Macroscopically, SCC fractures have a brittle appearance. Experimental SCC data is notorious for a wide range of scatter. Stress-corrosion cracking refers to cracking caused by the simultaneous presence of tensile stress and a specific corrosive medium.
Many investigators have classified all cracking failures occurring in corrosive mediums as stress-corrosion cracking, including failures due to hydrogen embrittlement.
To illustrate, cathodic protection is an effective method for preventing stress-corrosion cracking whereas it rapidly accelerates hydrogen-embrittlement effects. Hence, the importance of considering stress-corrosion cracking and hydrogen embrittlement as separate phenomena is obvious. During stress-corrosion cracking, the metal or alloy is virtually unattacked over most of its surface, while fine cracks progress through it. This cracking phenomenon has serious consequences since it can occur at stresses within the range of typical design stress.
The two classic cases of stress-corrosion cracking are “season cracking” of brass, and the “caustic embrittlement” of steel. Both of these obsolete terms describe the environmental conditions present which led to stress-corrosion cracking. Season cracking refers to the stress-corrosion cracking failure of brass cartridge cases. In order for SCC to occur, we require a susceptible material, an environment that will cause cracking of that material and a high enough stress or stress intensity factor. In an ideal world a stress corrosion cracking control strategy will start operating at the design stage, and will focus on the selection of material, the limitation of stress and the control of the environment.
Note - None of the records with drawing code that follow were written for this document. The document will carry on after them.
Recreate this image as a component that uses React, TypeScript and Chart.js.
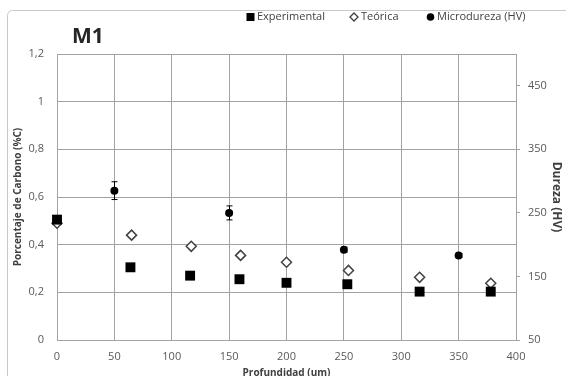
import React, { useEffect, useRef } from "react";
import { Chart, registerables } from "chart.js";

Chart.register(...registerables);

// ---- data ----
const expX = [0, 64, 116, 159, 200, 253, 316, 378];
const expY = [0.505, 0.305, 0.27, 0.255, 0.24, 0.234, 0.203, 0.203];
const teoX = [0, 65, 117, 160, 200, 254, 316, 378];
const teoY = [0.49, 0.44, 0.393, 0.355, 0.326, 0.292, 0.263, 0.238];
const hvX = [50, 150, 250, 350];
const hvY = [285, 250, 192, 183];
const hvErr = [14, 11, 4, 3];

const xTicks = [0, 50, 100, 150, 200, 250, 300, 350, 400];
const yTicks = [0, 0.2, 0.4, 0.6, 0.8, 1, 1.2];
const yTickLabels = ["0", "0,2", "0,4", "0,6", "0,8", "1", "1,2"];
const hvTicks = [50, 150, 250, 350, 450];

const seriesNames = ["Experimental", "Teórica", "Microdureza (HV)"];
const chartTitle = "M1";
const xTitle = "Profundidad (um)";
const yTitle = "Porcentaje de Carbono (%C)";
const y1Title = "Dureza (HV)";

const FONT = "'Open Sans', 'DejaVu Sans', sans-serif";
const GRID = "#a3a3a3";
const TXT = "#404040";
const TICK = "#595959";

const decorPlugin = {
  id: "decor",
  beforeDraw(chart: any) {
    const ctx = chart.ctx;
    ctx.save();
    ctx.fillStyle = "#ffffff";
    ctx.fillRect(0, 0, chart.width, chart.height);
    ctx.strokeStyle = "#c8c8c8";
    ctx.lineWidth = 1;
    ctx.beginPath();
    if (ctx.roundRect) ctx.roundRect(7.5, 10.5, 700, 500, 5);
    else ctx.rect(7.5, 10.5, 700, 500);
    ctx.stroke();
    ctx.restore();
  },
  afterDraw(chart: any) {
    const ctx = chart.ctx;
    ctx.save();
    // title
    ctx.fillStyle = "#262626";
    ctx.font = `bold 21px ${FONT}`;
    ctx.textBaseline = "middle";
    ctx.textAlign = "left";
    ctx.fillText(chartTitle, 72, 37);
    // legend
    ctx.font = `11px ${FONT}`;
    const ly = 17;
    ctx.fillStyle = "#000";
    ctx.fillRect(246.5, ly - 4, 8, 8);
    ctx.fillStyle = TXT;
    ctx.fillText(seriesNames[0], 257, ly);
    ctx.strokeStyle = "#404040";
    ctx.lineWidth = 1.3;
    ctx.beginPath();
    ctx.moveTo(354, ly - 4);
    ctx.lineTo(358, ly);
    ctx.lineTo(354, ly + 4);
    ctx.lineTo(350, ly);
    ctx.closePath();
    ctx.stroke();
    ctx.fillStyle = TXT;
    ctx.fillText(seriesNames[1], 361, ly);
    ctx.fillStyle = "#000";
    ctx.beginPath();
    ctx.arc(430.5, ly, 3.8, 0, Math.PI * 2);
    ctx.fill();
    ctx.fillStyle = TXT;
    ctx.fillText(seriesNames[2], 437, ly);
    ctx.restore();
  },
};

const errorBarPlugin = {
  id: "errbars",
  afterDatasetsDraw(chart: any) {
    const ctx = chart.ctx;
    const xs = chart.scales.x;
    const ys = chart.scales.y1;
    ctx.save();
    ctx.strokeStyle = "#000";
    ctx.lineWidth = 1;
    hvX.forEach((xv, i) => {
      const px = Math.round(xs.getPixelForValue(xv)) + 0.5;
      const top = ys.getPixelForValue(hvY[i] + hvErr[i]);
      const bot = ys.getPixelForValue(hvY[i] - hvErr[i]);
      ctx.beginPath();
      ctx.moveTo(px, top);
      ctx.lineTo(px, bot);
      ctx.moveTo(px - 3, top);
      ctx.lineTo(px + 3, top);
      ctx.moveTo(px - 3, bot);
      ctx.lineTo(px + 3, bot);
      ctx.stroke();
    });
    ctx.restore();
  },
};

export default function App() {
  const ref = useRef<HTMLCanvasElement | null>(null);
  useEffect(() => {
    if (!ref.current) return;
    Chart.defaults.font.family = FONT;
    const chart = new Chart(ref.current, {
      type: "scatter",
      data: {
        datasets: [
          {
            label: seriesNames[0],
            data: expX.map((x, i) => ({ x, y: expY[i] })),
            pointStyle: "rect",
            pointRadius: 7,
            backgroundColor: "#000",
            borderColor: "#000",
            borderWidth: 0,
            yAxisID: "y",
            clip: false as any,
          },
          {
            label: seriesNames[1],
            data: teoX.map((x, i) => ({ x, y: teoY[i] })),
            pointStyle: "rectRot",
            pointRadius: 5,
            backgroundColor: "#ffffff",
            borderColor: "#404040",
            borderWidth: 1.5,
            yAxisID: "y",
            clip: false as any,
          },
          {
            label: seriesNames[2],
            data: hvX.map((x, i) => ({ x, y: hvY[i] })),
            pointStyle: "circle",
            pointRadius: 4,
            backgroundColor: "#000",
            borderColor: "#000",
            borderWidth: 0,
            yAxisID: "y1",
            clip: false as any,
          },
        ],
      },
      options: {
        responsive: false,
        animation: false,
        devicePixelRatio: 1,
        layout: { padding: { top: 54, left: 0, right: 0, bottom: 0 } },
        plugins: {
          legend: { display: false },
          title: { display: false },
          tooltip: { enabled: false },
        },
        scales: {
          x: {
            type: "linear",
            position: "bottom",
            min: 0,
            max: 400,
            afterBuildTicks: (axis: any) => {
              axis.ticks = xTicks.map((v) => ({ value: v }));
            },
            afterFit: (axis: any) => {
              axis.height = 46;
            },
            grid: { color: GRID, lineWidth: 1, drawTicks: false },
            border: { display: true, color: GRID },
            ticks: {
              padding: 10,
              color: TICK,
              font: { size: 11, family: FONT },
              maxRotation: 0,
              callback: (v: any) => String(v),
            },
            title: {
              display: true,
              text: xTitle,
              color: TXT,
              font: { size: 10, weight: "bold", family: FONT },
              padding: { top: 0, bottom: 7 },
            },
          },
          y: {
            type: "linear",
            position: "left",
            min: 0,
            max: 1.2,
            afterBuildTicks: (axis: any) => {
              axis.ticks = yTicks.map((v) => ({ value: v }));
            },
            afterFit: (axis: any) => {
              axis.width = 57;
            },
            grid: { color: GRID, lineWidth: 1, drawTicks: false },
            border: { display: true, color: GRID },
            ticks: {
              padding: 13,
              color: TICK,
              font: { size: 11, family: FONT },
              callback: (_v: any, i: number) => yTickLabels[i],
            },
            title: {
              display: true,
              text: yTitle,
              color: TXT,
              font: { size: 10, weight: "bold", family: FONT },
              padding: { top: 12, bottom: 0 },
            },
          },
          y1: {
            type: "linear",
            position: "right",
            min: 50,
            max: 500,
            afterBuildTicks: (axis: any) => {
              axis.ticks = hvTicks.map((v) => ({ value: v }));
            },
            afterFit: (axis: any) => {
              axis.width = 50;
            },
            grid: {
              drawOnChartArea: false,
              drawTicks: true,
              tickLength: 4,
              color: GRID,
            },
            border: { display: true, color: GRID },
            ticks: {
              padding: 8,
              color: TICK,
              font: { size: 11, family: FONT },
              callback: (v: any) => String(v),
            },
            title: {
              display: true,
              text: y1Title,
              color: TXT,
              font: { size: 12, weight: "bold", family: FONT },
              padding: { top: 2, bottom: 0 },
            },
          },
        },
      } as any,
      plugins: [decorPlugin, errorBarPlugin],
    });
    return () => chart.destroy();
  }, []);

  return (
    <div
      style={{
        position: "absolute",
        left: 0,
        top: 0,
        width: 566,
        height: 376,
        overflow: "hidden",
        background: "#fff",
      }}
    >
      <canvas
        ref={ref}
        width={566}
        height={386}
        style={{ display: "block", width: 566, height: 386 }}
      />
    </div>
  );
}
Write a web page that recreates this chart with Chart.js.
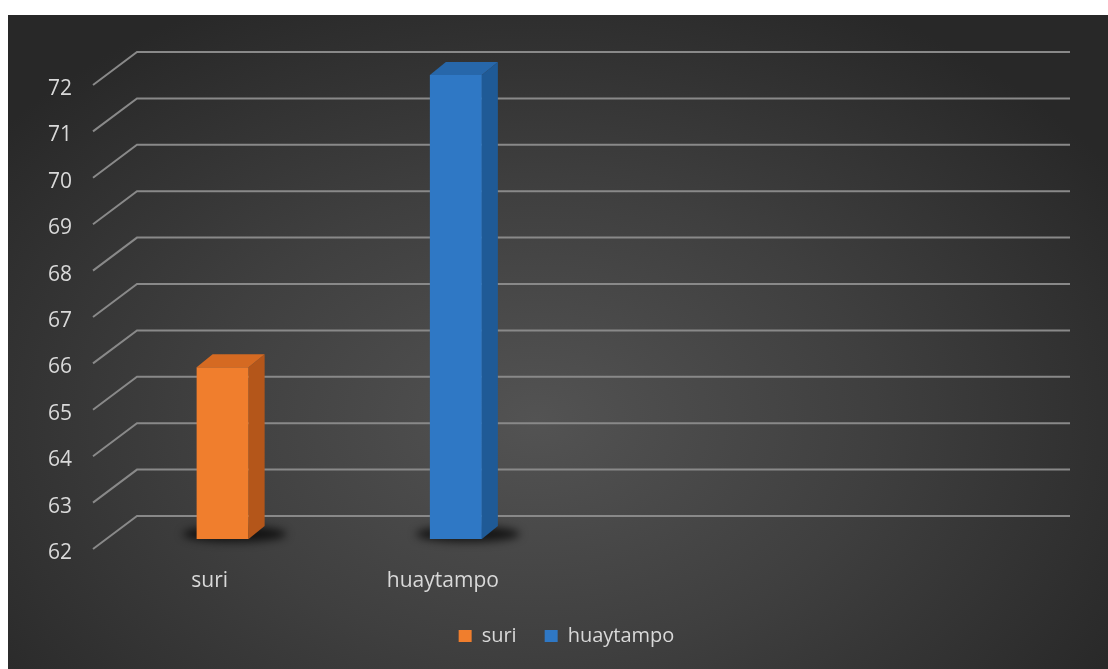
<!DOCTYPE html>
<html>
<head>
<meta charset="utf-8">
<script src="https://cdn.jsdelivr.net/npm/chart.js@4.4.0/dist/chart.umd.min.js"></script>
<style>
    body { margin: 0; background: #fff; }
    #wrap {
        position: absolute; left: 8px; top: 15px; width: 1100px; height: 654px;
        background: radial-gradient(ellipse 62% 72% at 48% 62%, #535353 0%, #3f3f3f 50%, #282828 100%);
    }
</style>
</head>
<body>
<div id="wrap"><canvas id="chart" width="1100" height="654"></canvas></div>
<script>
const CATEGORIES = ['suri', 'huaytampo', '', ''];
const SURI = [65.7, null, null, null];
const HUAYTAMPO = [null, 72, null, null];
const Y_MIN = 62;
const Y_MAX = 72;

const TEXT = '#d9d9d9';
const FONT = "'Open Sans', sans-serif";

// 3D offsets relative to the bar front plane
const FRONT = { dx: -13, dy: 10 };
const BACK = { dx: 31, dy: -23 };
const BAR_DEPTH = { dx: 16, dy: -13 };
const SHADE = [
    { side: '#b4561a', top: '#d56a22' },
    { side: '#1f5a96', top: '#2767aa' }
];
const LEGEND_SHIFT = 43;

function poly(ctx, pts, fill) {
    ctx.beginPath();
    ctx.moveTo(pts[0][0], pts[0][1]);
    pts.slice(1).forEach(p => ctx.lineTo(p[0], p[1]));
    ctx.closePath();
    ctx.fillStyle = fill;
    ctx.fill();
}

function eachBar(chart, fn) {
    chart.data.datasets.forEach((ds, i) => {
        chart.getDatasetMeta(i).data.forEach((bar, j) => {
            if (ds.data[j] == null) return;
            fn(bar, i);
        });
    });
}

const depth3d = {
    id: 'depth3d',
    afterLayout(chart) {
        // legend sits a bit right of the canvas centre in the original
        chart.legend.left += LEGEND_SHIFT;
        chart.legend.right += LEGEND_SHIFT;
    },
    beforeDatasetsDraw(chart) {
        const { ctx, chartArea: a, scales: { y } } = chart;
        ctx.save();
        // gridlines: slanted side wall + back wall
        ctx.strokeStyle = '#898989';
        ctx.lineWidth = 2;
        for (let v = Y_MIN; v <= Y_MAX; v++) {
            const py = y.getPixelForValue(v);
            ctx.beginPath();
            ctx.moveTo(a.left + FRONT.dx, py + FRONT.dy);
            ctx.lineTo(a.left + BACK.dx, py + BACK.dy);
            ctx.lineTo(a.right + BACK.dx, py + BACK.dy);
            ctx.stroke();
        }
        // soft floor shadow under each bar
        ctx.filter = 'blur(4px)';
        eachBar(chart, bar => {
            ctx.beginPath();
            ctx.ellipse(bar.x + 12, bar.base - 5, bar.width * 1.0, 8, 0, 0, Math.PI * 2);
            ctx.fillStyle = 'rgba(0,0,0,0.7)';
            ctx.fill();
        });
        ctx.restore();
    },
    afterDatasetsDraw(chart) {
        const { ctx } = chart;
        ctx.save();
        eachBar(chart, (bar, i) => {
            const l = bar.x - bar.width / 2, r = bar.x + bar.width / 2;
            const t = bar.y, b = bar.base;
            const { dx, dy } = BAR_DEPTH;
            poly(ctx, [[r, t], [r + dx, t + dy], [r + dx, b + dy], [r, b]], SHADE[i].side);
            poly(ctx, [[l, t], [l + dx, t + dy], [r + dx, t + dy], [r, t]], SHADE[i].top);
        });
        ctx.restore();
    }
};

new Chart(document.getElementById('chart'), {
    type: 'bar',
    data: {
        labels: CATEGORIES,
        datasets: [
            { label: 'suri', data: SURI, backgroundColor: '#f07e2d' },
            { label: 'huaytampo', data: HUAYTAMPO, backgroundColor: '#2f78c5' }
        ]
    },
    options: {
        responsive: false,
        animation: false,
        devicePixelRatio: 1,
        datasets: { bar: { base: Y_MIN, skipNull: true, categoryPercentage: 1, barPercentage: 0.223 } },
        layout: { padding: { left: 0, right: 69, top: 60, bottom: 13 } },
        scales: {
            x: {
                grid: { display: false, drawTicks: false },
                border: { display: false },
                ticks: { color: TEXT, font: { family: FONT, size: 21 }, padding: 29, labelOffset: -13 },
                afterFit: s => { s.height = 59; }
            },
            y: {
                min: Y_MIN, max: Y_MAX,
                grid: { display: false, drawTicks: false },
                border: { display: false },
                ticks: { stepSize: 1, color: TEXT, font: { family: FONT, size: 21 }, padding: 34, labelOffset: 14 },
                afterFit: s => { s.width = 98; }
            }
        },
        plugins: {
            legend: {
                position: 'bottom',
                labels: { color: TEXT, font: { family: FONT, size: 20 }, boxWidth: 13, boxHeight: 12, padding: 28 }
            },
            tooltip: { enabled: false }
        }
    },
    plugins: [depth3d]
});
</script>
</body>
</html>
The first line of defence in controlling stress corrosion cracking is to be aware of the possibility at the design and construction stages. By choosing a material that is not susceptible to SCC in the service environment, and by processing and fabricating it correctly, subsequent SCC problems can be avoided. Some environments, such as high temperature water, are very aggressive, and will cause SCC of most materials.
As one of the requirements for stress corrosion cracking is the presence of stress in the components, one method of control is to eliminate that stress, or at least reduce it below the threshold stress for SCC. This is not usually feasible for working stresses (the stress that the component is intended to support), but it may be possible where the stress causing cracking is a residual stress introduced during welding or forming.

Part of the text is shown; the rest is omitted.